Auch in der Sowjetzeit hat man dieses Augenmaß in Pärnu nicht aus den Augen verloren. Gewiß, es gibt einige 08/15-Bettenburgen aus den 1960er Jahren am Stadtrand, die heute versuchen, als Wellness-Hotels ein neues Gesicht und Profil zu gewinnen. Aber nicht alle Bäume in den Parks sind älter als 80 Jahre. Man hat diese schönen Anlagen und die Gärten also auch - oder vielleicht gerade - in sozialistischen Zeiten gepflegt, erneuert und in gutem Stand gehalten.
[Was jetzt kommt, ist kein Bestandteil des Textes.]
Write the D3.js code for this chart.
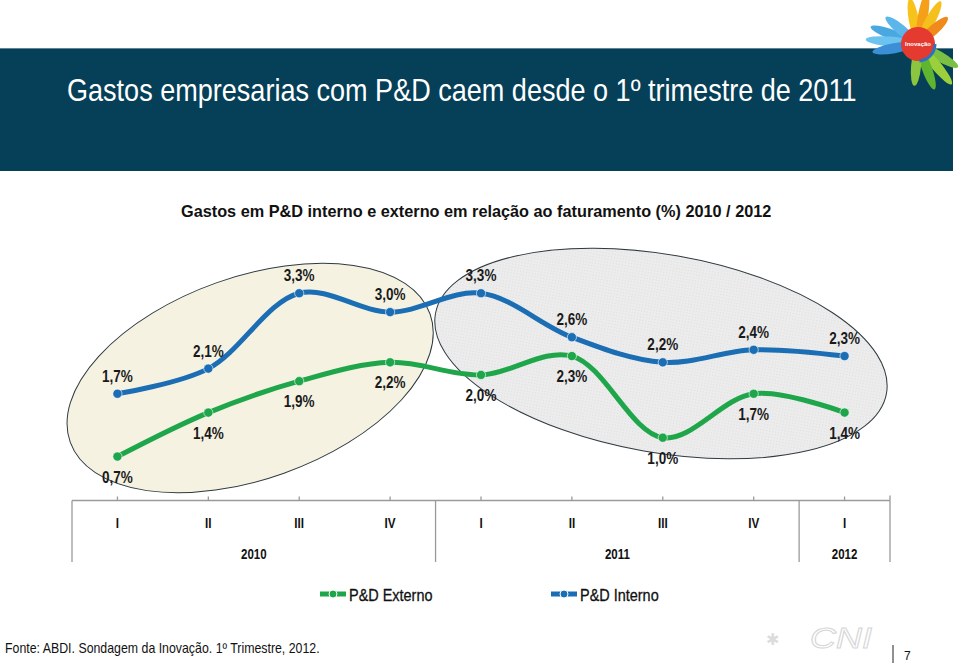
<!DOCTYPE html>
<html><head><meta charset="utf-8">
<script src="https://cdn.jsdelivr.net/npm/d3@7/dist/d3.min.js"></script>
<style>
html,body{margin:0;padding:0;background:#fff;}
svg{display:block;}
text{font-family:"Liberation Sans Narrow","Arial Narrow","Liberation Sans",Arial,sans-serif;}
</style></head>
<body>
<svg id="chart" width="959" height="663"></svg>
<script>
// ---- data ----
const categories = ["I","II","III","IV","I","II","III","IV","I"];
const years = ["2010","2011","2012"];
const yearSpans = [4,4,1];
const externo = [0.7,1.4,1.9,2.2,2.0,2.3,1.0,1.7,1.4];
const interno = [1.7,2.1,3.3,3.0,3.3,2.6,2.2,2.4,2.3];
const seriesNames = ["P&D Externo","P&D Interno"];
const title = "Gastos empresarias com P&D caem desde o 1º trimestre de 2011";
const subtitle = "Gastos em P&D interno e externo em relação ao faturamento (%) 2010 / 2012";
const source = "Fonte: ABDI. Sondagem da Inovação. 1º Trimestre, 2012.";

const fmt = v => v.toFixed(1).replace(".", ",") + "%";

const svg = d3.select("#chart");
const GREEN = "#1fa64b", BLUE = "#1b6db4";

// text helper: horizontally condensed text (narrow face look)
function ntext(parent, x, y, str, size, opts = {}) {
  const g = parent.append("g");
  const t = g.append("text").attr("x",0).attr("y",0).attr("font-size",size)
    .attr("fill", opts.fill || "#111")
    .attr("font-weight", opts.weight || "normal")
    .attr("text-anchor", opts.anchor || "start").text(str);
  let sx = opts.sx || 0.82;
  if (opts.width) {
    const w = t.node().getComputedTextLength();
    sx = opts.width / w;
  }
  g.attr("transform", `translate(${x},${y}) scale(${sx},1)`);
  return t;
}

// header band
svg.append("rect").attr("x",0).attr("y",48).attr("width",953).attr("height",123).attr("fill","#053f58");
svg.append("line").attr("x1",0).attr("x2",953).attr("y1",48.5).attr("y2",48.5).attr("stroke","#5d8596").attr("stroke-width",1);
ntext(svg, 67, 101, title, 31, {fill:"#fff", width:790});

// logo (hands) top-right
const logo = svg.append("g").attr("transform","translate(918,44)");
const fingers = [
  {a:-160,c:"#4aa8e0",l:48},{a:-175,c:"#6cc3ef",l:50},{a:170,c:"#3b8fd6",l:44},{a:-140,c:"#5bb6ea",l:40},
  {a:-100,c:"#f7c31b",l:44},{a:-80,c:"#f6a01a",l:50},{a:-62,c:"#f5c01c",l:46},{a:-42,c:"#f08a1d",l:38},
  {a:30,c:"#7ac143",l:44},{a:50,c:"#9bd03c",l:50},{a:70,c:"#5fb52f",l:46},{a:95,c:"#8cc63f",l:40}
];
fingers.forEach(f=>{
  logo.append("ellipse").attr("cx",f.l*0.55).attr("cy",0).attr("rx",f.l*0.5).attr("ry",5)
    .attr("fill",f.c).attr("transform",`rotate(${f.a})`);
});
logo.append("circle").attr("r",17).attr("fill","#e53a2f");
logo.append("circle").attr("r",17).attr("fill","none").attr("stroke","#2b72c4").attr("stroke-width",3).attr("stroke-dasharray","25 82");
logo.append("text").attr("text-anchor","middle").attr("y",2).attr("font-size",6).attr("fill","#fff").attr("font-weight","bold").text("Inovação");

// subtitle
ntext(svg, 181, 217, subtitle, 16, {weight:"bold", width:591});

// scales
const x = d3.scaleBand().domain(d3.range(categories.length)).range([72,890]).paddingInner(0).paddingOuter(0);
const cx = i => x(i) + x.bandwidth()/2;
const y = d3.scaleLinear().domain([0,3.5]).range([500.5,280.7]);
const step = x.step();

// ellipses (annotations), centres placed through the scales
const ellipses = [
  {ci:1.46, cv:1.95, rx:191, ry:101, rot:-19.6, fill:"#f5f2e2"},
  {ci:5.98, cv:2.34, rx:229, ry:99, rot:10, fill:"#ebebeb"}
];
const defs = svg.append("defs");
const pat = defs.append("pattern").attr("id","hatch").attr("width",3).attr("height",3).attr("patternUnits","userSpaceOnUse");
pat.append("rect").attr("width",3).attr("height",3).attr("fill","#ececec");
pat.append("rect").attr("width",1).attr("height",1).attr("fill","#dedede");
ellipses.forEach((e,k)=>{
  const ex = x(0)+step/2 + e.ci*step, ey = y(e.cv);
  svg.append("ellipse").attr("cx",0).attr("cy",0).attr("rx",e.rx).attr("ry",e.ry)
    .attr("transform",`translate(${ex},${ey}) rotate(${e.rot})`)
    .attr("fill", k===1 ? "url(#hatch)" : e.fill).attr("stroke","#2f3b40").attr("stroke-width",1);
});

// axis
const axisG = svg.append("g").attr("stroke","#9a9a9a").attr("stroke-width",1.3);
axisG.append("line").attr("x1",72).attr("x2",890).attr("y1",y(0)).attr("y2",y(0));
categories.forEach((c,i)=>{
  axisG.append("line").attr("x1",cx(i)).attr("x2",cx(i)).attr("y1",y(0)-4).attr("y2",y(0));
});
axisG.append("line").attr("x1",890).attr("x2",890).attr("y1",y(0)-5).attr("y2",y(0));
// year separators
let acc = 0;
const bounds = [0];
yearSpans.forEach(s=>{acc+=s; bounds.push(acc);});
bounds.forEach(b=>{
  const bx = x(0) + b*step;
  axisG.append("line").attr("x1",bx).attr("x2",bx).attr("y1",y(0)).attr("y2",562);
});
categories.forEach((c,i)=>{
  ntext(svg, cx(i), 528, c, 15, {weight:"bold", anchor:"middle", sx:0.78});
});
years.forEach((yr,k)=>{
  const mid = x(0) + (bounds[k]+bounds[k+1])/2*step;
  ntext(svg, mid, 559, yr, 14, {weight:"bold", anchor:"middle"});
});

// lines
const line = d3.line().x((d,i)=>cx(i)).y(d=>y(d)).curve(d3.curveCatmullRom.alpha(0.5));
function drawSeries(vals,color,above){
  svg.append("path").datum(vals).attr("d",line).attr("fill","none").attr("stroke",color)
    .attr("stroke-width",5).attr("stroke-linecap","round");
  svg.selectAll(null).data(vals).enter().append("circle")
    .attr("cx",(d,i)=>cx(i)).attr("cy",d=>y(d)).attr("r",4.6).attr("fill",color)
    .attr("stroke","#ffffff").attr("stroke-opacity",0.6).attr("stroke-width",1);
  vals.forEach((d,i)=>{
    ntext(svg, cx(i), above ? y(d)-12 : y(d)+26, fmt(d), 16.5, {weight:"bold", anchor:"middle", fill:"#1a1a1a"});
  });
}
drawSeries(externo,GREEN,false);
drawSeries(interno,BLUE,true);

// legend
const legend = [{name:seriesNames[0],color:GREEN,x:320},{name:seriesNames[1],color:BLUE,x:551}];
legend.forEach(l=>{
  const g = svg.append("g").attr("transform",`translate(${l.x},594)`);
  g.append("line").attr("x1",0).attr("x2",26).attr("y1",0).attr("y2",0).attr("stroke",l.color).attr("stroke-width",5);
  g.append("circle").attr("cx",13).attr("cy",0).attr("r",4).attr("fill",l.color).attr("stroke","#fff").attr("stroke-width",1);
  ntext(g, 29, 6.5, l.name, 17, {sx:0.85}).attr("font-weight","500").attr("stroke","#111").attr("stroke-width",0.3);
});

// footer
ntext(svg, 5, 653, source, 14, {width:315});
ntext(svg, 810, 648, "CNI", 30, {fill:"none", width:62}).attr("font-style","italic")
  .attr("stroke","#d6d6d6").attr("stroke-width",1);
svg.append("text").attr("x",772).attr("y",645).attr("font-size",16).attr("fill","#dcdcdc").attr("text-anchor","middle").text("✱");
svg.append("line").attr("x1",893).attr("x2",893).attr("y1",645).attr("y2",663).attr("stroke","#222").attr("stroke-width",1);
svg.append("text").attr("x",904).attr("y",660).attr("font-size",12).attr("fill","#111").text("7");
</script>
</body></html>
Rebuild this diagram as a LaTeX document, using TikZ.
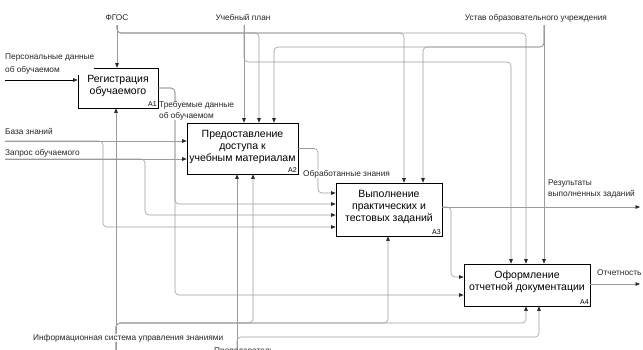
\documentclass[tikz,border=0pt]{standalone}
\usepackage{fontspec}
\setmainfont{Liberation Sans}
\usetikzlibrary{arrows.meta,calc}
\definecolor{lineg}{RGB}{155,155,155}
\definecolor{tipg}{RGB}{40,40,40}
\begin{document}
\begin{tikzpicture}[x=1pt,y=-1pt,
  box/.style={draw=black, line width=0.7pt, fill=white, inner sep=0pt},
  btext/.style={font=\fontsize{10.5}{12}\selectfont, align=center, inner sep=0pt},
  num/.style={font=\fontsize{7}{8}\selectfont, anchor=south east, inner sep=1.5pt},
  lab/.style={font=\fontsize{8.3}{10}\selectfont, inner sep=0pt, text=black!85, fill=white},
  flow/.style={draw=lineg, line width=0.6pt, rounded corners=4pt, -{Triangle[length=4.5pt,width=3.6pt,color=tipg]}},
  flowk/.style={flow, draw=black}]
\useasboundingbox (0,0) rectangle (643,349);
\clip (0,0) rectangle (643,349);

% boxes (positions)
\node[box, minimum width=80pt, minimum height=40pt] (A1) at (118,88) {};
\node[box, minimum width=111pt, minimum height=51pt] (A2) at (242.5,148.5) {};
\node[box, minimum width=106pt, minimum height=53pt] (A3) at (389,209.5) {};
\node[box, minimum width=126pt, minimum height=42pt] (A4) at (527,285) {};

% coordinates of free ends and bends
\coordinate (fgS) at (117,25);
\coordinate (g2) at (259,33);
\coordinate (g3) at (404,33);
\coordinate (g4) at (526,33);
\coordinate (upS) at (244,25);
\coordinate (p4) at (511,62);
\coordinate (usS) at (544,25);
\coordinate (u2) at (274,47);
\coordinate (u3) at (423,47);
\coordinate (pdS) at (5,80);
\coordinate (bzS) at (5,141);
\coordinate (bz3) at (103,227);
\coordinate (zpS) at (5,159);
\coordinate (zp3) at (145,215);
\coordinate (td3) at (175,204);
\coordinate (td4) at (175,295);
\coordinate (ob3) at (318,193);
\coordinate (resE) at (640,207);
\coordinate (r4) at (451,277);
\coordinate (otE) at (640,284);
\coordinate (isS) at (116,352);
\coordinate (m2) at (253,323);
\coordinate (m3) at (388,323);
\coordinate (m4) at (526,323);
\coordinate (pS) at (237,352);
\coordinate (n4) at (539,337);

% controls
\draw[flow] (fgS) -- (fgS |- A1.north);
\draw[flow] (fgS) |- (g2) -- (g2 |- A2.north);
\draw[flow] (fgS) |- (g3) -- (g3 |- A3.north);
\draw[flow] (fgS) |- (g4) -- (g4 |- A4.north);
\draw[flow] (upS) -- (upS |- A2.north);
\draw[flow] (upS) |- (p4) -- (p4 |- A4.north);
\draw[flow] (usS) -- (usS |- A4.north);
\draw[flow] (usS) |- (u2) -- (u2 |- A2.north);
\draw[flow] (usS) |- (u3) -- (u3 |- A3.north);

% inputs
\draw[flowk] (pdS) -- (pdS -| A1.west);
\draw[flow] (bzS) -- (bzS -| A2.west);
\draw[flow] (bzS) -| (bz3) -- (bz3 -| A3.west);
\draw[flow] (zpS) -- (zpS -| A2.west);
\draw[flow] (zpS) -| (zp3) -- (zp3 -| A3.west);

% outputs
\draw[flow] (A1.east) -| (td3) -- (td3 -| A3.west);
\draw[flow] (A1.east) -| (td4) -- (td4 -| A4.west);
\draw[flow] (A2.east) -| (ob3) -- (ob3 -| A3.west);
\draw[flow] (resE -| A3.east) -- (resE);
\draw[flow] (resE -| A3.east) -| (r4) -- (r4 -| A4.west);
\draw[flow] (otE -| A4.east) -- (otE);

% mechanisms
\draw[flow] (isS) -- (isS |- A1.south);
\draw[flow] (isS) |- (m2) -- (m2 |- A2.south);
\draw[flow] (isS) |- (m3) -- (m3 |- A3.south);
\draw[flow] (isS) |- (m4) -- (m4 |- A4.south);
\draw[flow] (pS) -- (pS |- A2.south);
\draw[flow] (pS) |- (n4) -- (n4 |- A4.south);

% labels
\node[lab, anchor=base] (fgos) at (117,20) {ФГОС};
\node[lab, anchor=base] (plan) at (243,20) {Учебный план};
\node[lab, anchor=base] (ustav) at (536,20) {Устав образовательного учреждения};
\node[lab, anchor=west, align=left, font=\fontsize{8.3}{13}\selectfont] (pers) at (5,64.5) {Персональные данные\\об обучаемом};
\node[lab, anchor=base west] (baza) at (5,134) {База знаний};
\node[lab, anchor=base west] (zapr) at (5,155) {Запрос обучаемого};
\node[lab, anchor=west, align=left, font=\fontsize{8.3}{11}\selectfont] (treb) at (159,110.5) {Требуемые данные\\об обучаемом};
\node[lab, anchor=base west] (obr) at (303,176) {Обработанные знания};
\node[lab, anchor=west, align=left, font=\fontsize{8.3}{11}\selectfont] (resl) at (548,189) {Результаты\\выполненных заданий};
\node[lab, anchor=base west] (otch) at (597,275) {Отчетность};
\node[lab, anchor=base west] (isuz) at (33,340) {Информационная система управления знаниями};
\node[lab, anchor=base west, fill=none] (prep) at (214,353.2) {Преподаватель};

% box texts
\node[btext] (A1t) at ([yshift=2pt]A1.center) {Регистрация\\обучаемого};
\node[btext] (A2t) at ([yshift=1.5pt]A2.center) {Предоставление\\доступа к\\учебным материалам};
\node[btext] (A3t) at ([yshift=2.5pt]A3.center) {Выполнение\\практических и\\тестовых заданий};
\node[btext] (A4t) at ([yshift=3pt]A4.center) {Оформление\\отчетной документации};
\node[num] (A1n) at (A1.south east) {A1};
\node[num] (A2n) at (A2.south east) {A2};
\node[num] (A3n) at (A3.south east) {A3};
\node[num] (A4n) at (A4.south east) {A4};
\end{tikzpicture}
\end{document}
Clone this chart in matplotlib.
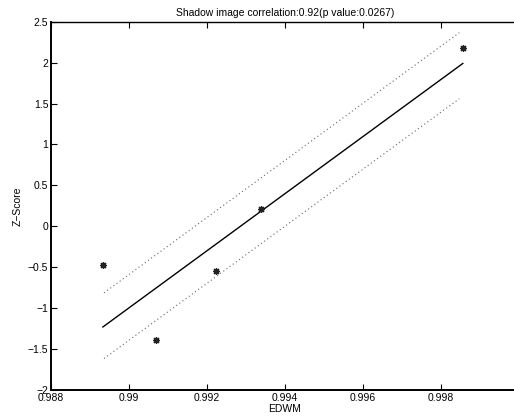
import matplotlib
matplotlib.use("Agg")
import matplotlib.pyplot as plt

plt.rcParams['font.family'] = ['Liberation Sans', 'DejaVu Sans']

# data points (EDWM vs Z-Score)
edwm = [0.98933, 0.99069, 0.99222, 0.99338, 0.99856]
zscore = [-0.474, -1.383, -0.551, 0.21, 2.178]

# regression line and confidence bounds (endpoints)
fit_x = [0.98933, 0.99856]
fit_y = [-1.23, 1.99]
band_x = [0.98936, 0.99847]
upper_y = [-0.813, 2.366]
lower_y = [-1.615, 1.559]

xticks = [0.988, 0.99, 0.992, 0.994, 0.996, 0.998]
yticks = [-2, -1.5, -1, -0.5, 0, 0.5, 1, 1.5, 2, 2.5]

fig = plt.figure(figsize=(5.14, 4.19), dpi=100)
ax = fig.add_axes([51 / 514, 29 / 419, 468 / 514, 368.3 / 419])

ax.plot(fit_x, fit_y, color='black', lw=1.0)
ax.plot(band_x, upper_y, color='#666666', lw=0.8, ls=(0, (1, 2.5)))
ax.plot(band_x, lower_y, color='#666666', lw=0.8, ls=(0, (1, 2.5)))
ax.plot(edwm, zscore, ls='none', marker=(8, 2, 0), ms=5, mew=0.9, color='#222222')

ax.set_xlim(0.988, 1.0)
ax.set_ylim(-2, 2.5)
ax.set_xticks(xticks)
ax.set_xticklabels(['0.988', '0.99', '0.992', '0.994', '0.996', '0.998'])
ax.set_yticks(yticks)
ax.set_yticklabels(['\u22122', '\u22121.5', '\u22121', '\u22120.5', '0', '0.5', '1', '1.5', '2', '2.5'])
ax.tick_params(direction='in', length=4, width=0.8, labelsize=7.5, top=True, right=False, pad=2)

for s in ['left', 'bottom']:
    ax.spines[s].set_linewidth(1.4)
ax.spines['top'].set_linewidth(1.0)
ax.spines['right'].set_visible(False)

ax.set_title('Shadow image correlation:0.92(p value:0.0267)', fontsize=7.5, pad=4)
ax.set_xlabel('EDWM', fontsize=7.5, labelpad=1)
ax.set_ylabel('Z\u2212Score', fontsize=7.5, labelpad=4)

fig.savefig('out.png', dpi=100)
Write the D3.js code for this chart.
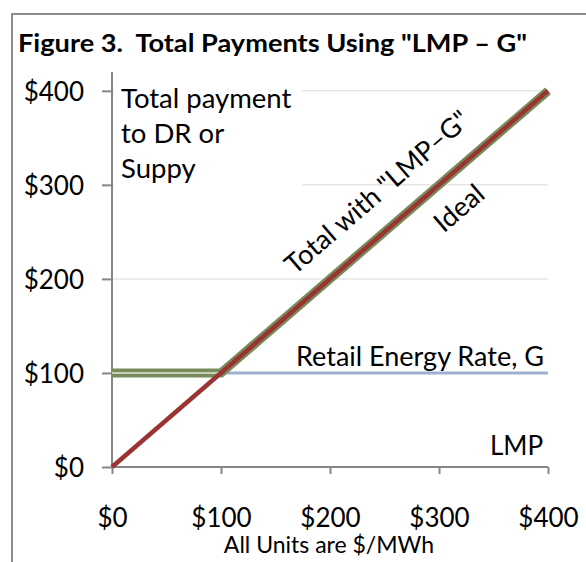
<!DOCTYPE html>
<html>
<head>
<meta charset="utf-8"/>
<title>Figure 3</title>
<script src="https://cdn.jsdelivr.net/npm/d3@7"></script>
<style>
  body { margin: 0; background: #fff; }
  text { font-family: Lato, "Open Sans", sans-serif; fill: #000; white-space: pre; }
</style>
</head>
<body>
<div id="chart"></div>
<script>
// data
var xTicks = [0, 100, 200, 300, 400];
var yTicks = [0, 100, 200, 300, 400];
var idealX = [0, 400];
var idealY = [0, 400];
var totalX = [0, 100, 400];
var totalY = [100, 100, 400];
var retailX = [0, 400];
var retailY = [100, 100];

var w = 586, h = 562;

var xScale = d3.scaleLinear().domain([0, 400]).range([112, 548]);
var yScale = d3.scaleLinear().domain([0, 420]).range([467, 72]);

var svg = d3.select("#chart").append("svg")
    .attr("width", w).attr("height", h);

// outer frame
svg.append("path")
    .attr("d", "M12," + h + "V14H" + w)
    .attr("fill", "none").attr("stroke", "#8c8c8c").attr("stroke-width", 2);

svg.append("text")
    .attr("x", 18).attr("y", 52)
    .attr("font-size", 25).attr("font-weight", "bold")
    .attr("textLength", 509).attr("lengthAdjust", "spacingAndGlyphs")
    .text("Figure 3.  Total Payments Using \"LMP \u2013 G\"");

// gridlines
svg.append("g").selectAll("line")
    .data(yTicks.filter(function(d) { return d > 0; }))
    .enter().append("line")
    .attr("x1", xScale(0)).attr("x2", xScale(400))
    .attr("y1", function(d) { return yScale(d); })
    .attr("y2", function(d) { return yScale(d); })
    .attr("stroke", "#e6e6e6").attr("stroke-width", 1.5);

// box behind the y label text
svg.append("rect")
    .attr("x", 114).attr("y", 74).attr("width", 188).attr("height", 116)
    .attr("fill", "#fff");

// axes
var xAxis = d3.axisBottom(xScale).tickValues(xTicks).tickSize(7)
    .tickFormat(function(d) { return "$" + d; });
var yAxis = d3.axisLeft(yScale).tickValues(yTicks).tickSize(10)
    .tickFormat(function(d) { return "$" + d; });

var gx = svg.append("g")
    .attr("transform", "translate(0," + yScale(0) + ")")
    .call(xAxis);
gx.select(".domain").attr("d", "M" + xScale(0) + ",0H" + xScale(400));
var gy = svg.append("g")
    .attr("transform", "translate(" + xScale(0) + ",0)")
    .call(yAxis);
gy.select(".domain").attr("d", "M0," + yScale(420) + "V" + yScale(0));

[gx, gy].forEach(function(g) {
    g.select(".domain").attr("stroke", "#868686").attr("stroke-width", 2);
    g.selectAll(".tick line").attr("stroke", "#868686").attr("stroke-width", 2);
    g.selectAll(".tick text")
        .attr("font-family", "Lato, sans-serif").attr("font-size", 26).attr("fill", "#000");
});
gx.selectAll(".tick text").attr("dy", null).attr("y", 60);
gy.selectAll(".tick text").attr("x", -28).attr("dy", "0.36em");

var line = d3.line()
    .x(function(d) { return xScale(d[0]); })
    .y(function(d) { return yScale(d[1]); });

function pairs(xs, ys) { return xs.map(function(x, i) { return [x, ys[i]]; }); }

// retail energy rate
svg.append("path").datum(pairs(retailX, retailY))
    .attr("d", line).attr("fill", "none")
    .attr("stroke", "#9db0cf").attr("stroke-width", 3);

// total with LMP-G (double line)
svg.append("path").datum(pairs(totalX, totalY))
    .attr("d", line).attr("fill", "none")
    .attr("stroke", "#778c5a").attr("stroke-width", 9);
svg.append("path").datum(pairs(totalX, totalY))
    .attr("d", line).attr("fill", "none")
    .attr("stroke", "#dfe6d6").attr("stroke-width", 1.5);

// ideal
svg.append("path").datum(pairs(idealX, idealY))
    .attr("d", line).attr("fill", "none")
    .attr("stroke", "#9a3432").attr("stroke-width", 4.5);

// labels
var lab = svg.append("g").attr("font-size", 27.5);
["Total payment", "to DR or", "Suppy"].forEach(function(t, i) {
    lab.append("text").attr("x", 121).attr("y", 108 + i * 35).text(t);
});
lab.append("text").attr("x", 296).attr("y", 366).attr("font-size", 27).text("Retail Energy Rate, G");
lab.append("text").attr("x", 490).attr("y", 455).attr("font-size", 26).text("LMP");

var ang = -Math.atan((yScale(0) - yScale(400)) / (xScale(400) - xScale(0))) * 180 / Math.PI;
lab.append("text")
    .attr("transform", "translate(377,192) rotate(" + ang + ")")
    .attr("text-anchor", "middle").attr("dy", "0.35em").attr("font-size", 27)
    .text("Total with \"LMP\u2013G\"");
lab.append("text")
    .attr("transform", "translate(459,208) rotate(" + ang + ")")
    .attr("text-anchor", "middle").attr("dy", "0.35em").attr("font-size", 27)
    .text("Ideal");

svg.append("text")
    .attr("x", 329).attr("y", 553).attr("text-anchor", "middle")
    .attr("font-size", 23).text("All Units are $/MWh");
</script>
</body>
</html>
Das große Strandhotel wurde zur Zeit der ersten Unabhängigkeit 1935-37 von Olev Siinmaa, einem Sohn der Stadt, mit seinem nach Süden und zum Meer vorspringenden Bug und der an einen Ozeandampfer erinnernden Dachterrasse darauf im wahrsten Sinn des Wortes als “Flaggschiff eines neuen Pärnuer Bäderfunktionalismus” entworfen, und es kann sich neben jedem vergleichbaren Gebäude der Neuen Sachlichkeit im Westen ohne weiteres sehen lassen. In den von alten Kastanien beschatteten Straßen des Kurviertels wartet noch so manche Sommervilla aus den Dreißiger oder Vierziger Jahren darauf, aufgefrischt und wieder zu einem besseren Leben erweckt zu werden. Selbst die alten Holzhäuser werden nicht abgerissen, sondern nach und nach auf heutigen Standard gebracht.
Schon in den späten Dreißigern kam die Hälfte der Sommerurlauber Pärnus aus dem Ausland, vor allem aus Finnland und Schweden. Für die Finnen, denen ja selbst erst 1917 von Lenin die Unabhängigkeit geschenkt worden war, lag Estland als erstes Ausland, in dem man zudem noch ihre Sprache verstand, nah, und auch nach der Wiedererlangung der estnischen Unabhängigkeit 1991 tauchten als erste Investoren aus dem finnischen Bruderland auf, um - ganz uneigennützig, versteht sich - Anschubfinanzierungen und Aufbauhilfen zur Verfügung zu stellen. In Finnland baut man seit eh und je in Holz, und die Finnen wissen genau, was man aus einem gediegenen Holzhaus machen kann.